__Given material__:
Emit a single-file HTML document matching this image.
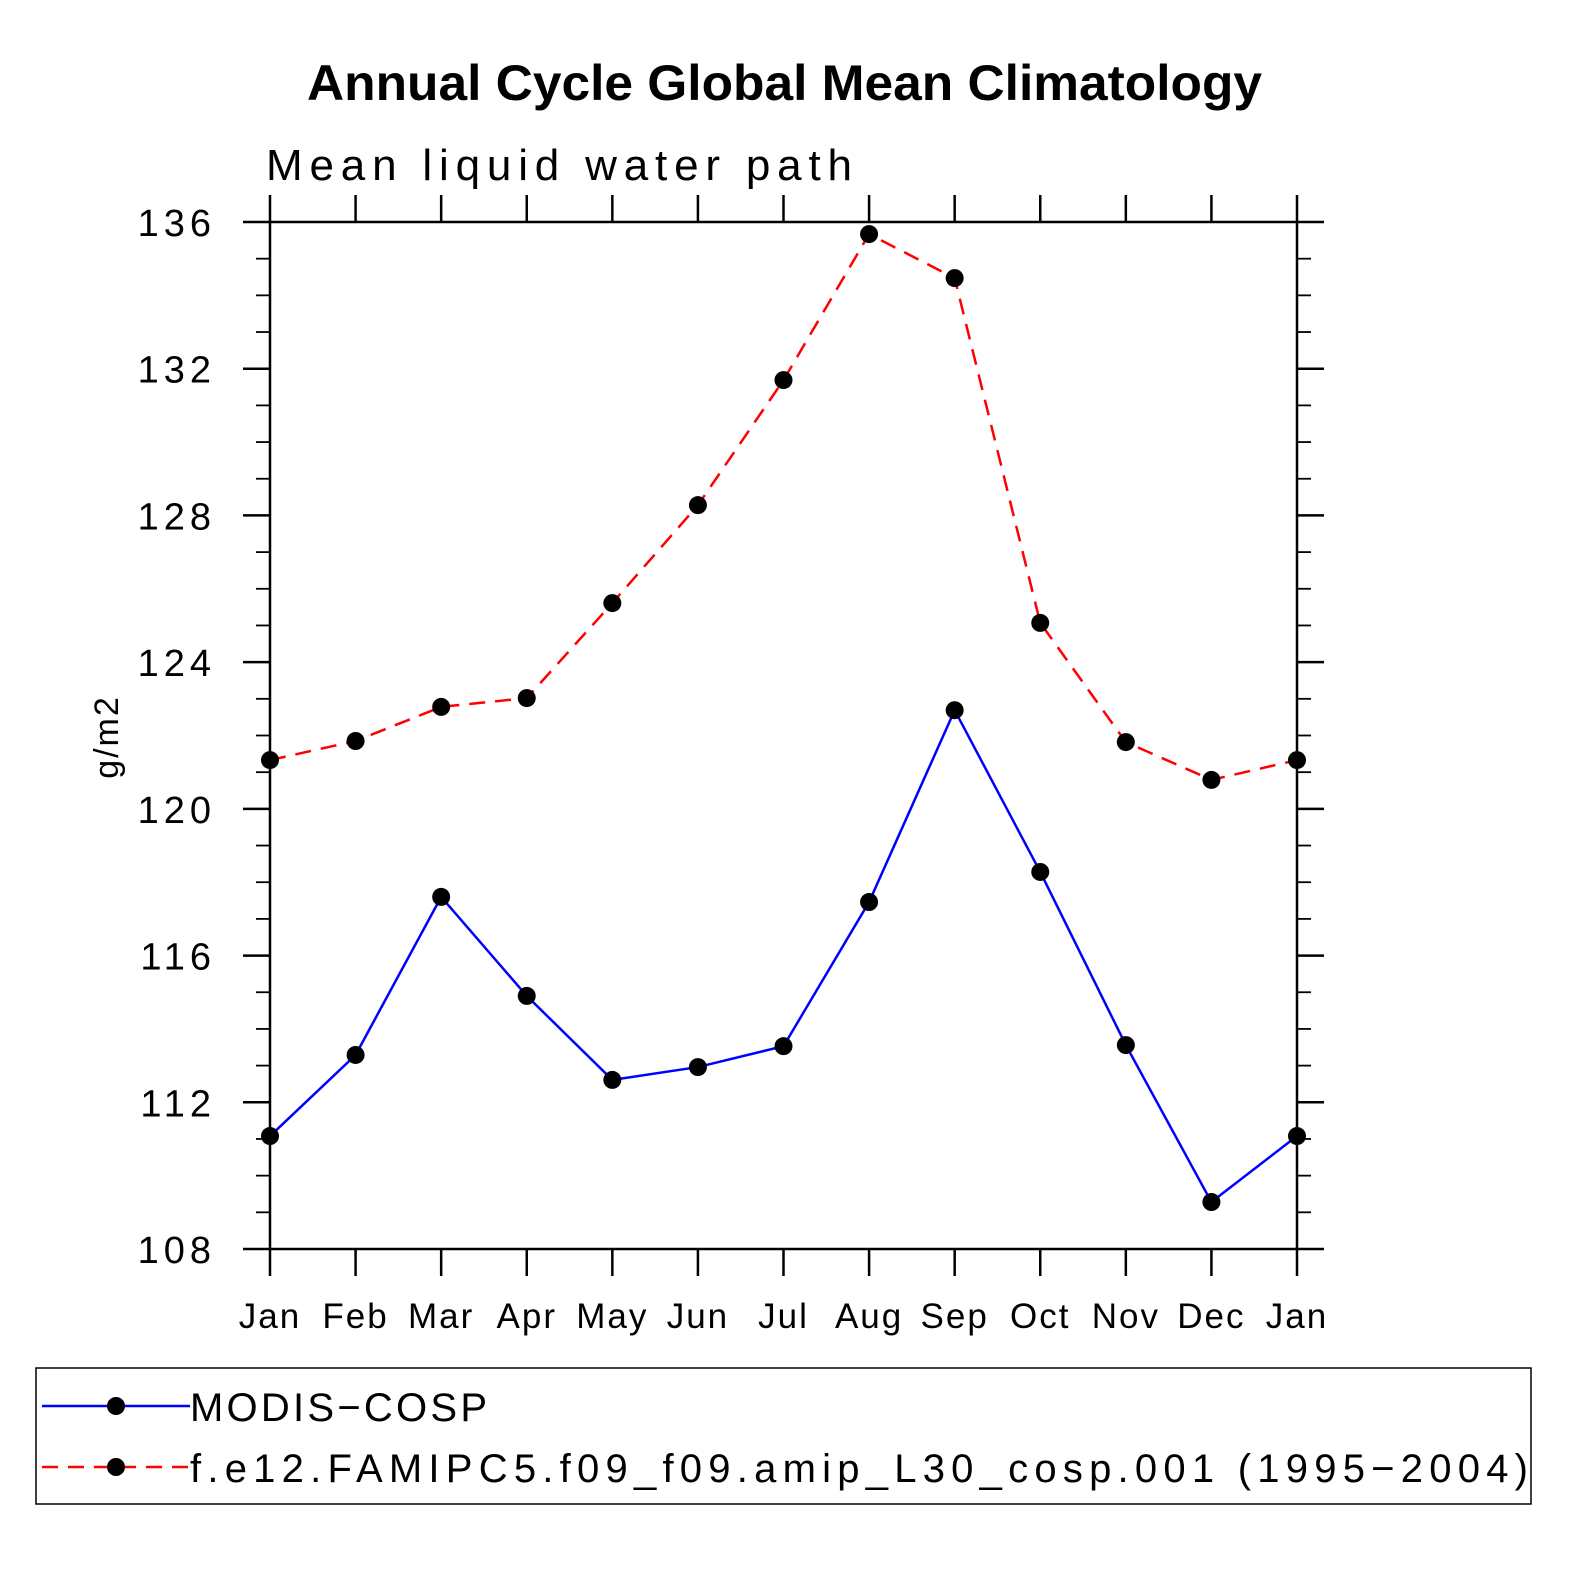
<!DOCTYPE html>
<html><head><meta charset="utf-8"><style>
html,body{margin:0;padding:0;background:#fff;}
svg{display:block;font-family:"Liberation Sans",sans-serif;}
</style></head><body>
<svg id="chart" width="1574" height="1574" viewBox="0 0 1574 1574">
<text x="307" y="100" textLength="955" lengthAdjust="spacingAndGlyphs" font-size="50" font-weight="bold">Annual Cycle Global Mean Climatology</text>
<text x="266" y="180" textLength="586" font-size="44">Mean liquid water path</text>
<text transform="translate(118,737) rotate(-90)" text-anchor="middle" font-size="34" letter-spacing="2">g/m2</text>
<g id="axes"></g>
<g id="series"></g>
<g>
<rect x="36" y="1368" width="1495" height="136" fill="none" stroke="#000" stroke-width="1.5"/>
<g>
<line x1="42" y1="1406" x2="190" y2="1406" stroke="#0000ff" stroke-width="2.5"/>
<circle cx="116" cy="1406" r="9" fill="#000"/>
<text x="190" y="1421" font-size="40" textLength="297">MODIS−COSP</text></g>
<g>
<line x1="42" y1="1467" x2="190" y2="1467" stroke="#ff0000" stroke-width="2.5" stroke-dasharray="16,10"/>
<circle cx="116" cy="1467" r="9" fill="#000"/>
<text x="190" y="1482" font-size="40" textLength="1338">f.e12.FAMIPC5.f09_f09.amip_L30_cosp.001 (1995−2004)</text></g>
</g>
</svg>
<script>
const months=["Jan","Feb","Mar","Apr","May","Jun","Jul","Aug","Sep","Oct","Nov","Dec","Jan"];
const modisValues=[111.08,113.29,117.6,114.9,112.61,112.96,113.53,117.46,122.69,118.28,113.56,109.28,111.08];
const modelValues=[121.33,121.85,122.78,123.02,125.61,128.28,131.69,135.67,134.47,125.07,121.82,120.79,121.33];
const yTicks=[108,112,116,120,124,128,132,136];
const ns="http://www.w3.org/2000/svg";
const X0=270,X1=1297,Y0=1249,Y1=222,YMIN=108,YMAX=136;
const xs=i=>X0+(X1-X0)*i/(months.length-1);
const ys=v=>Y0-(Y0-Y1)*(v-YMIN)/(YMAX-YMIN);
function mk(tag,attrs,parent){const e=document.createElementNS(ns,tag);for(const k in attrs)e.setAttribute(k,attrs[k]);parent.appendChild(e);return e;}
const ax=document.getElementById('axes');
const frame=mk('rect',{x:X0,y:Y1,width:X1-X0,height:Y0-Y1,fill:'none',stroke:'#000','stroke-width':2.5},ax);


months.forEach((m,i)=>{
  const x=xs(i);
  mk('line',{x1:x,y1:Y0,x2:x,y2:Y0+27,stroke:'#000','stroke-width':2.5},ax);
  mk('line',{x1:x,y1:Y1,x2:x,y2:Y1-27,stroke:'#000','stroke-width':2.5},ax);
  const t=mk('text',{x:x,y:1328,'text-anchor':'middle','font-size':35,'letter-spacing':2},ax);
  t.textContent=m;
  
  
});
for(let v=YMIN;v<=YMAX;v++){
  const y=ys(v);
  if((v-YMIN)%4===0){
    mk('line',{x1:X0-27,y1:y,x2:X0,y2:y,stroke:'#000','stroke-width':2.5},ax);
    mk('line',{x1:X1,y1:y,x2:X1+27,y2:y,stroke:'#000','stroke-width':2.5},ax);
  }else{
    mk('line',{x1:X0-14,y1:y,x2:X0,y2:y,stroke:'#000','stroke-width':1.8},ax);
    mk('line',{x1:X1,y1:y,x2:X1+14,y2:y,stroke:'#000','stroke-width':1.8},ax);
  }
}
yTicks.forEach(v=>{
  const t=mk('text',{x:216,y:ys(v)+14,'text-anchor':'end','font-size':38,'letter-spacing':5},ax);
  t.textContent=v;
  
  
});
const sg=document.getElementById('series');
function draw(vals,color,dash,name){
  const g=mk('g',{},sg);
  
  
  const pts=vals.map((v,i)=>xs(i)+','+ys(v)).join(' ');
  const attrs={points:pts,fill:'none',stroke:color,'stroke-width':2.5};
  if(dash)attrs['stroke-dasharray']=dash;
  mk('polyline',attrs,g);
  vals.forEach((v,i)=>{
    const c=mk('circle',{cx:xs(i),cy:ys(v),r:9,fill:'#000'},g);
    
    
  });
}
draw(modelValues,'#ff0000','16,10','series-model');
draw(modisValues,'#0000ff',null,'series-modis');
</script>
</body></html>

__Written exercise__: Without the pictures, write out all of the material exactly.

__Completed task__:
Emit a single-file HTML document matching this image.
<!DOCTYPE html>
<html><head><meta charset="utf-8"><style>
html,body{margin:0;padding:0;background:#fff;}
svg{display:block;font-family:"Liberation Sans",sans-serif;}
</style></head><body>
<svg id="chart" width="1574" height="1574" viewBox="0 0 1574 1574">
<text x="307" y="100" textLength="955" lengthAdjust="spacingAndGlyphs" font-size="50" font-weight="bold">Annual Cycle Global Mean Climatology</text>
<text x="266" y="180" textLength="586" font-size="44">Mean liquid water path</text>
<text transform="translate(118,737) rotate(-90)" text-anchor="middle" font-size="34" letter-spacing="2">g/m2</text>
<g id="axes"></g>
<g id="series"></g>
<g>
<rect x="36" y="1368" width="1495" height="136" fill="none" stroke="#000" stroke-width="1.5"/>
<g>
<line x1="42" y1="1406" x2="190" y2="1406" stroke="#0000ff" stroke-width="2.5"/>
<circle cx="116" cy="1406" r="9" fill="#000"/>
<text x="190" y="1421" font-size="40" textLength="297">MODIS−COSP</text></g>
<g>
<line x1="42" y1="1467" x2="190" y2="1467" stroke="#ff0000" stroke-width="2.5" stroke-dasharray="16,10"/>
<circle cx="116" cy="1467" r="9" fill="#000"/>
<text x="190" y="1482" font-size="40" textLength="1338">f.e12.FAMIPC5.f09_f09.amip_L30_cosp.001 (1995−2004)</text></g>
</g>
</svg>
<script>
const months=["Jan","Feb","Mar","Apr","May","Jun","Jul","Aug","Sep","Oct","Nov","Dec","Jan"];
const modisValues=[111.08,113.29,117.6,114.9,112.61,112.96,113.53,117.46,122.69,118.28,113.56,109.28,111.08];
const modelValues=[121.33,121.85,122.78,123.02,125.61,128.28,131.69,135.67,134.47,125.07,121.82,120.79,121.33];
const yTicks=[108,112,116,120,124,128,132,136];
const ns="http://www.w3.org/2000/svg";
const X0=270,X1=1297,Y0=1249,Y1=222,YMIN=108,YMAX=136;
const xs=i=>X0+(X1-X0)*i/(months.length-1);
const ys=v=>Y0-(Y0-Y1)*(v-YMIN)/(YMAX-YMIN);
function mk(tag,attrs,parent){const e=document.createElementNS(ns,tag);for(const k in attrs)e.setAttribute(k,attrs[k]);parent.appendChild(e);return e;}
const ax=document.getElementById('axes');
const frame=mk('rect',{x:X0,y:Y1,width:X1-X0,height:Y0-Y1,fill:'none',stroke:'#000','stroke-width':2.5},ax);


months.forEach((m,i)=>{
  const x=xs(i);
  mk('line',{x1:x,y1:Y0,x2:x,y2:Y0+27,stroke:'#000','stroke-width':2.5},ax);
  mk('line',{x1:x,y1:Y1,x2:x,y2:Y1-27,stroke:'#000','stroke-width':2.5},ax);
  const t=mk('text',{x:x,y:1328,'text-anchor':'middle','font-size':35,'letter-spacing':2},ax);
  t.textContent=m;
  
  
});
for(let v=YMIN;v<=YMAX;v++){
  const y=ys(v);
  if((v-YMIN)%4===0){
    mk('line',{x1:X0-27,y1:y,x2:X0,y2:y,stroke:'#000','stroke-width':2.5},ax);
    mk('line',{x1:X1,y1:y,x2:X1+27,y2:y,stroke:'#000','stroke-width':2.5},ax);
  }else{
    mk('line',{x1:X0-14,y1:y,x2:X0,y2:y,stroke:'#000','stroke-width':1.8},ax);
    mk('line',{x1:X1,y1:y,x2:X1+14,y2:y,stroke:'#000','stroke-width':1.8},ax);
  }
}
yTicks.forEach(v=>{
  const t=mk('text',{x:216,y:ys(v)+14,'text-anchor':'end','font-size':38,'letter-spacing':5},ax);
  t.textContent=v;
  
  
});
const sg=document.getElementById('series');
function draw(vals,color,dash,name){
  const g=mk('g',{},sg);
  
  
  const pts=vals.map((v,i)=>xs(i)+','+ys(v)).join(' ');
  const attrs={points:pts,fill:'none',stroke:color,'stroke-width':2.5};
  if(dash)attrs['stroke-dasharray']=dash;
  mk('polyline',attrs,g);
  vals.forEach((v,i)=>{
    const c=mk('circle',{cx:xs(i),cy:ys(v),r:9,fill:'#000'},g);
    
    
  });
}
draw(modelValues,'#ff0000','16,10','series-model');
draw(modisValues,'#0000ff',null,'series-modis');
</script>
</body></html>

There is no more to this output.